Knowing that the greatest of our Founding Fathers was a practicing miscegenist should energize the recent shift away from the either-or definition of "race" that has historically underpinned the caste-like segregation of African-Americans, toward a more blended and self-chosen definition of group identity. No society has ever solved its ethnic problems without intermarriage, and America will be no exception.
Acknowledging the role of contradiction also allows Americans to recognize and accept painful paradoxes in their history like the fact that Virginia was, not by accident, both the cradle of slavery and of our democracy. Above all, it will allow us to accept that in the course of their forced and often brutal embrace over three and a half centuries, African-Americans and European-Americans both wittingly and unintentionally influenced each other, in the process creating a civilization that is neither purely "black" nor "white," but an ecumenical synthesis that drew its energy and its greatness from the very contradictions of the past and the mighty struggles to overcome them.

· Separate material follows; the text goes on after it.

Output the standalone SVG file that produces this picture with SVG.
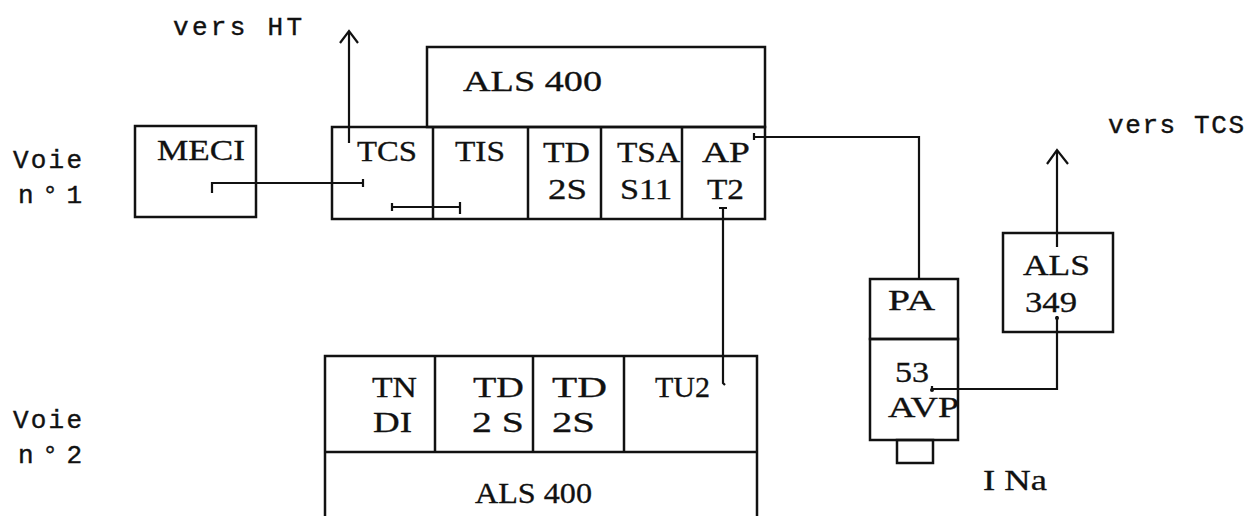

Orlando Patterson is a professor of sociology at Harvard and the author of the forthcoming "Rituals of Blood: Consequences of Slavery in Two American Centuries."
Copyright 1998 The New York Times Company
Questions to consider while reading:
1. How does the title inform the piece?
2. What is the thesis and where is it?
3. What introductory technique(s) did the author use? Is the technique weaved through the essay? How?
4. Mark the transitions. Are they all mechanical?
5. Identify the methods of development.
6. What is the tone of the overall piece? Did you note any tone shifts? Where?
7. Comment on the conclusion. What can you learn from this method of closing?
8. After studying this piece, what, if anything, would you like to emulate as a writer?